Because it's the emotion behind the thinking that we're trying to escape from. Really it's shame holding one tennis racket and fear holding the other in this example. And one is just trying to escape the other.
It's trying to throw it back in the in the court of the opposite emotion. What if both players just put the tennis rackets down on the ground and just let them be there. Let the ball be there.
It could just sit there. It doesn't have to go anywhere. And it's the same with your thinking.
You don't have to change your thinking. Maybe you just have to allow that emotion to be there and know that the worst thing that can happen is that negative emotion. And when we become trusting in our ability to handle these negative emotions, then we can trust to make the best decision using both bits of information and then live our life intentionally.
We make an active choice to do whatever it is that we want to do next. And we're not victim to our own thinking. We're not victim to our own circumstances or our own perceived circumstances.
We're taking control. In summary, it's perfectly okay to have these conflicting thoughts. In fact it's inevitable that we will have conflicting thoughts.
But build that trust within yourself. Rebuild that self-trust by allowing those contradicting thoughts to be there. Allowing the emotion that that kind of thinking brings up for you.
Because ultimately it's the feeling that scares us. It's the feeling we're trying to escape. And I just want to offer that I've experienced all kinds of negative emotions.
For all kinds of reasons. And okay, lots of them are not that pleasant. But of every negative emotion I've ever experienced, I've always felt better at some point after.
I've always felt different at some point after. That emotion never ever stays. It's often only prolonged when I resist it.
It's prolonged when I avoid it. It's prolonged when I react to it and try and blame somebody else. I hand that control to somebody else and then I become victim to it.

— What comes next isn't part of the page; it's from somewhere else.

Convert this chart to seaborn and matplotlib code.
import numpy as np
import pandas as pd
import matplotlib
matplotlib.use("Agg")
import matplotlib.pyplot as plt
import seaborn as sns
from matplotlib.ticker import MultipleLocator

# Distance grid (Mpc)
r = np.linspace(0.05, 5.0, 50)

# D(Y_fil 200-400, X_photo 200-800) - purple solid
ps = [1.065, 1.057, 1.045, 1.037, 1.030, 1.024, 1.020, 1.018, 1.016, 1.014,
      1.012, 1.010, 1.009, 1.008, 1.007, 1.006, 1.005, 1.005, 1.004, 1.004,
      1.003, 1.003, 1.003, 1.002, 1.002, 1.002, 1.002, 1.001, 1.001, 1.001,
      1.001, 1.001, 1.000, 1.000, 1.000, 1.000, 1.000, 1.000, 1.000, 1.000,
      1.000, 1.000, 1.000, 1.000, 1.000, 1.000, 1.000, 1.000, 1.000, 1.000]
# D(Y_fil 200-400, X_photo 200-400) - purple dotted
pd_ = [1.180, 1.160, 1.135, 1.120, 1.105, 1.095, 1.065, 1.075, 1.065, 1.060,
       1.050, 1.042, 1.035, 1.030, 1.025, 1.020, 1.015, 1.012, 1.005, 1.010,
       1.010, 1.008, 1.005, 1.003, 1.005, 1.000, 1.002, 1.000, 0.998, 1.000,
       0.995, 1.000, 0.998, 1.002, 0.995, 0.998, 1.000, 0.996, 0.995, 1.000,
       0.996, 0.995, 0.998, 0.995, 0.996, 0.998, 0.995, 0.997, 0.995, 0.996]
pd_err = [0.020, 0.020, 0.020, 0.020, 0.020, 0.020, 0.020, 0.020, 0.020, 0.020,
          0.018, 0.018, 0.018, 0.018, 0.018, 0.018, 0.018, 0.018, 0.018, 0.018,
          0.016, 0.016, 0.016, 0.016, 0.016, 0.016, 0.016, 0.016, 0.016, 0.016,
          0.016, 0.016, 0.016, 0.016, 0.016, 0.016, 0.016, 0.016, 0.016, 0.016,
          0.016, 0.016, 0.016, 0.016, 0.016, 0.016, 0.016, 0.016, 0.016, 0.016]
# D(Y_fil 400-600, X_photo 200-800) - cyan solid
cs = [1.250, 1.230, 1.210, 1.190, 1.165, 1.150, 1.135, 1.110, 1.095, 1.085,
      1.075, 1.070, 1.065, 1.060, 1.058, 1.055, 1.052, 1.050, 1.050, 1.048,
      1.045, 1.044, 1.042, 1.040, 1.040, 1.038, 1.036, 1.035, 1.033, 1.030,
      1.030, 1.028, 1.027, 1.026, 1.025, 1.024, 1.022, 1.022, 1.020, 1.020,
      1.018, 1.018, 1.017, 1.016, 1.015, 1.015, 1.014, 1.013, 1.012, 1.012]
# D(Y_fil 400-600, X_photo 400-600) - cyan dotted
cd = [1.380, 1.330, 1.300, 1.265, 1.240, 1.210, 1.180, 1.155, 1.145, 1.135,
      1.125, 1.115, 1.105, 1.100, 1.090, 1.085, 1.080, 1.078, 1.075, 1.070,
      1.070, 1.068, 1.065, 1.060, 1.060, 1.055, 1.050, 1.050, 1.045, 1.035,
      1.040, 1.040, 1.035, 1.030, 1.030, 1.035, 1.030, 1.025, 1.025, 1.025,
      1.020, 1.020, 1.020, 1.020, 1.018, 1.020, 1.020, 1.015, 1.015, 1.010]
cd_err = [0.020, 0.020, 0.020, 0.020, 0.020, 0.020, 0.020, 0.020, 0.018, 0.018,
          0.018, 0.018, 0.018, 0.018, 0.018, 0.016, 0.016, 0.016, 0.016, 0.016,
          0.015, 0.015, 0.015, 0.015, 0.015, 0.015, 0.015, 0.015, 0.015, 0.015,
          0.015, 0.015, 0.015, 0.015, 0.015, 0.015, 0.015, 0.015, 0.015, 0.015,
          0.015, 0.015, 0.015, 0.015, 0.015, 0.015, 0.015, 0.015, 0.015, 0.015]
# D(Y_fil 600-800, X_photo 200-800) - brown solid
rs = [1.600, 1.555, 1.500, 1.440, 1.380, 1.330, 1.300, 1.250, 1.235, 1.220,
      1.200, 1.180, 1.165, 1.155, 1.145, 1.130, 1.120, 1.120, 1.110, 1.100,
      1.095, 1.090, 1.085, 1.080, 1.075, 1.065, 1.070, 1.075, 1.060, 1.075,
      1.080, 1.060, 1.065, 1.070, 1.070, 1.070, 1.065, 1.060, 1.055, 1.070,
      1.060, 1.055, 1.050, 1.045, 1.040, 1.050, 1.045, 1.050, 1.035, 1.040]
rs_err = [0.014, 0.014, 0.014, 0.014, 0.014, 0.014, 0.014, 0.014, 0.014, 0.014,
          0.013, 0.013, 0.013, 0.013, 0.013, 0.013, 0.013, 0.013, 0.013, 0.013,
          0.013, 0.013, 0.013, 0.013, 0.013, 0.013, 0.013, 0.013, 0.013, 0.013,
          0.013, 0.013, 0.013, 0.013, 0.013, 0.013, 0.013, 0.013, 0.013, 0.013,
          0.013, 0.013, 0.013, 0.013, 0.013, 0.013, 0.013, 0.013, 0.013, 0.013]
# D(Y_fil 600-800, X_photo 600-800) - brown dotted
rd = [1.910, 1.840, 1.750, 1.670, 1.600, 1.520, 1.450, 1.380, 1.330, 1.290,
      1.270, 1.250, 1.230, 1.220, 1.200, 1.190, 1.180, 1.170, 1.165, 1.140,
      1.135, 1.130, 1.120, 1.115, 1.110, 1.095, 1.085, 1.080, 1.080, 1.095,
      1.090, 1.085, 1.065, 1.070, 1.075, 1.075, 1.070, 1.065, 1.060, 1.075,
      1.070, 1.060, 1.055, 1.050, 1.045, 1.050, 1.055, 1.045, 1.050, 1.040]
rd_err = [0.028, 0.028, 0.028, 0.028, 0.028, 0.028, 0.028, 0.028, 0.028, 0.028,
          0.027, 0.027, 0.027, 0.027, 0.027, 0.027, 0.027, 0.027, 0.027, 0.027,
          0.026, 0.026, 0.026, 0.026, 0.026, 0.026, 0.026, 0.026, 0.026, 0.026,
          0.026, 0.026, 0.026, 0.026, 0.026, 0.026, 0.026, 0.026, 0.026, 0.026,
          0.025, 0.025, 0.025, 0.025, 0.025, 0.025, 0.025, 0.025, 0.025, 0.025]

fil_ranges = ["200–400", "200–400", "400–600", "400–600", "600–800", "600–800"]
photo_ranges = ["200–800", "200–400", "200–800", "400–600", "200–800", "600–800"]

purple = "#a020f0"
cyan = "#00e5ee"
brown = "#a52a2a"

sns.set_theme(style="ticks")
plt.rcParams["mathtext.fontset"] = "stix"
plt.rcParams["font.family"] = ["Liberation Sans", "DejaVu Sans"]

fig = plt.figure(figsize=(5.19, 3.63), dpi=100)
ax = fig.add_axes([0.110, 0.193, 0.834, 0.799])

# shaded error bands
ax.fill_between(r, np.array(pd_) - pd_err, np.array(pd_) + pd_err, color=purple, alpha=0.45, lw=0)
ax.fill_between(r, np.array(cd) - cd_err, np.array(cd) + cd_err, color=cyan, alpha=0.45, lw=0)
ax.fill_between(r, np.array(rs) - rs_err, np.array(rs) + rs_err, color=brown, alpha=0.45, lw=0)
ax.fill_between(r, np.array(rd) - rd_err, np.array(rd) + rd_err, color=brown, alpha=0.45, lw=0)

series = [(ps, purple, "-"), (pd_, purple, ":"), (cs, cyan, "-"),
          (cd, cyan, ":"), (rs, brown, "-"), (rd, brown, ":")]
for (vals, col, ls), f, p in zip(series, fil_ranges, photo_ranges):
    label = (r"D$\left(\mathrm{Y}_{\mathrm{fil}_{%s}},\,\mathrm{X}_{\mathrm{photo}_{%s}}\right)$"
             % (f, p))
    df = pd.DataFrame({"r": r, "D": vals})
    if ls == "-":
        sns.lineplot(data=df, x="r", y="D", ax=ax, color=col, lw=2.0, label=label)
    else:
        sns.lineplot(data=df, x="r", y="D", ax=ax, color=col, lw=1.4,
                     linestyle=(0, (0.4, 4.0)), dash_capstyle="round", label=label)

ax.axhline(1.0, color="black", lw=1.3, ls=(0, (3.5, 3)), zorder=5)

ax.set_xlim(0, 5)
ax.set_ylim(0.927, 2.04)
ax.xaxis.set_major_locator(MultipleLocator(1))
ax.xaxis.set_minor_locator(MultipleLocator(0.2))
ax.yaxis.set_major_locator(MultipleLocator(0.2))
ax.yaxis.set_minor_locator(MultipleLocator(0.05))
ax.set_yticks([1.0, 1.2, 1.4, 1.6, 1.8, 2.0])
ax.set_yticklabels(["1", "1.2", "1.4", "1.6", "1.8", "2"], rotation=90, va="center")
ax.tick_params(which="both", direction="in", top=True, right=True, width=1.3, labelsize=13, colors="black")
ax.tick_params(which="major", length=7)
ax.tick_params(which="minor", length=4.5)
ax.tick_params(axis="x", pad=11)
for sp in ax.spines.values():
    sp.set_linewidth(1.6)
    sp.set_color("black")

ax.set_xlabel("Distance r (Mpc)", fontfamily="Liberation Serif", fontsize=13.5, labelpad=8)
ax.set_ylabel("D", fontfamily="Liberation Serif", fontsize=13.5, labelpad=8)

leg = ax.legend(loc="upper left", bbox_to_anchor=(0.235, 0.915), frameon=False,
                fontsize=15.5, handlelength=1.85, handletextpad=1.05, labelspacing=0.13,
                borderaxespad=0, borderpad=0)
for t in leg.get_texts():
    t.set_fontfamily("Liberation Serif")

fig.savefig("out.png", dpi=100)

Yet that's all my own creation. Because I get to choose how I act. I get to choose what I feel.
I choose to be okay with what I feel. And you can do exactly the same too. For anybody who's listening who is still struggling with their journey to recovery after betrayal, I want to remind you that help is available.
Whether you're in that initial shock stage of disbelief or maybe you progressed into a more grief state of emotional turmoil. Perhaps you're feeling a lot of self-blame and you're starting to question things. You're starting to wonder what it was you could have done differently.

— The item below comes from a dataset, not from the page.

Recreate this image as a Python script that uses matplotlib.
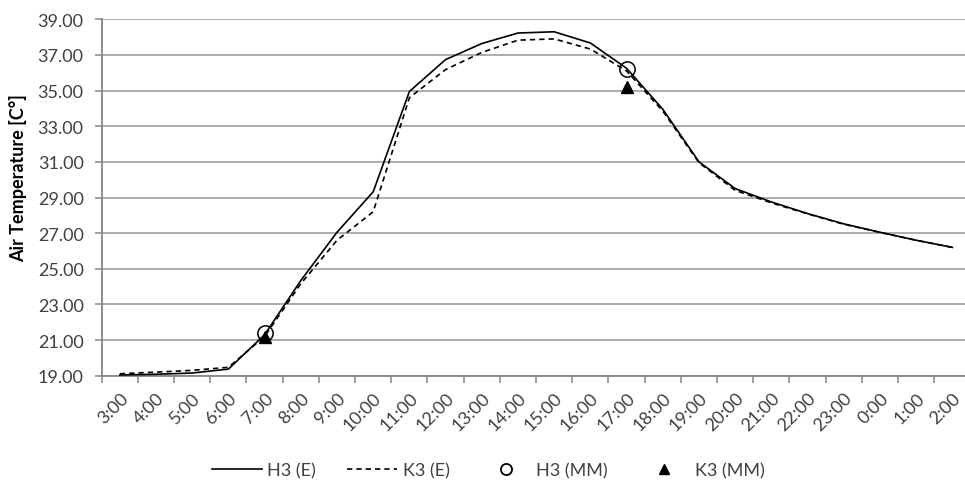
import numpy as np
import matplotlib
matplotlib.use("Agg")
import matplotlib.pyplot as plt
from matplotlib.lines import Line2D

plt.rcParams['font.family'] = ['Lato', 'DejaVu Sans']

hours = ["3:00", "4:00", "5:00", "6:00", "7:00", "8:00", "9:00", "10:00",
         "11:00", "12:00", "13:00", "14:00", "15:00", "16:00", "17:00",
         "18:00", "19:00", "20:00", "21:00", "22:00", "23:00", "0:00",
         "1:00", "2:00"]

h3_e = [19.04, 19.08, 19.15, 19.37, 21.30, 24.34, 27.05, 29.32,
        34.95, 36.74, 37.64, 38.23, 38.30, 37.67, 36.25,
        33.95, 31.00, 29.50, 28.75, 28.10, 27.52, 27.05, 26.60, 26.20]

k3_e = [19.11, 19.20, 19.30, 19.47, 21.20, 24.16, 26.60, 28.20,
        34.60, 36.18, 37.14, 37.83, 37.90, 37.33, 36.10,
        33.85, 30.95, 29.40, 28.70, 28.08, 27.50, 27.04, 26.60, 26.20]

mm_hours = ["7:00", "17:00"]
h3_mm = [21.40, 36.20]
k3_mm = [21.15, 35.20]

y_ticks = np.arange(19, 39.01, 2)

W, H = 965, 485
fig = plt.figure(figsize=(W / 100, H / 100), dpi=100)
ax = fig.add_axes([101.7 / W, 1 - 376.7 / H, (970.5 - 101.7) / W, (376.7 - 20.3) / H])

x = np.arange(len(hours))
mm_x = [hours.index(h) for h in mm_hours]

grid_c = "#a6a6a6"
axis_c = "#868686"
text_c = "#404040"

ax.plot(x, h3_e, color="black", lw=1.2, solid_joinstyle="miter", zorder=3)
ax.plot(x, k3_e, color="black", lw=1.2, dashes=(3.2, 2.4), zorder=3)
ax.plot(mm_x, h3_mm, ls="none", marker="o", ms=11, mfc="none", mec="black", mew=1.1, zorder=4)
ax.plot(mm_x, k3_mm, ls="none", marker="^", ms=9, mfc="black", mec="black", zorder=4)

ax.set_xlim(-0.5, len(hours) - 0.5)
ax.set_ylim(19, 39)

ax.set_yticks(y_ticks)
ax.set_yticklabels([f"{v:.2f}" for v in y_ticks])
ax.yaxis.grid(True, color=grid_c, lw=1.3)
ax.set_axisbelow(True)

ax.set_xticks(x)
ax.set_xticklabels(hours, rotation=45, ha="right", va="top", rotation_mode="anchor")
ax.set_xticks(np.arange(-0.5, len(hours), 1), minor=True)
ax.tick_params(axis="x", which="major", length=0, pad=10, labelsize=13, colors=text_c)
ax.tick_params(axis="x", which="minor", length=5, width=1.1, color=axis_c)
ax.tick_params(axis="y", which="major", length=5, width=1.1, color=axis_c, labelsize=13,
               labelcolor=text_c, pad=8)

for side in ("top", "right"):
    ax.spines[side].set_visible(False)
for side in ("left", "bottom"):
    ax.spines[side].set_color(axis_c)
    ax.spines[side].set_linewidth(1.3)

fig.text(18 / W, 1 - 178 / H, "Air Temperature [C°]", rotation=90, ha="center", va="center",
         fontsize=13, fontweight="bold", color="black")

handles = [
    Line2D([], [], color="black", lw=1.2),
    Line2D([], [], color="black", lw=1.2, dashes=(3.2, 2.4)),
    Line2D([], [], ls="none", marker="o", ms=8, mfc="none", mec="black", mew=1.3),
    Line2D([], [], ls="none", marker="^", ms=7.5, mfc="black", mec="black"),
]
labels = ["H3 (E)", "K3 (E)", "H3 (MM)", "K3 (MM)"]
fig.legend(handles, labels, loc="center", bbox_to_anchor=(488 / W, 1 - 471 / H), ncol=4,
           frameon=False, fontsize=13, handlelength=2.8, columnspacing=1.7, handletextpad=0.3,
           labelcolor=text_c, borderpad=0.2)

fig.savefig("out.png", dpi=100)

How was it that you didn't notice? And you're recognising that it's becoming painful and therefore you're beginning to avoid much like I've spoken about in today's episode. Maybe even deny it slightly. It's only really now that you're sort of starting to confront this head-on.
But it's a very vast landscape and you don't really know where to look and what to do. Perhaps you're having difficulties making decisions. Deciding what it is you want to do.
What it is that you want from your relationship. Well this and much more are all of the things that I help people with every day. So if you want to find out more then please just reach out.
Drop me an email. Send me an email to luke at lifecoachluke.com or book a discovery call. Let's have a chat.
30 minutes. No obligation. Let's just talk.
Let me see if I can help you move forward in your day and see if I can just move you that one step closer to healing from betrayal. You can do that directly from my website lifecoachluke.com No spaces. In the meantime everybody have a great week and I'll speak to you next time.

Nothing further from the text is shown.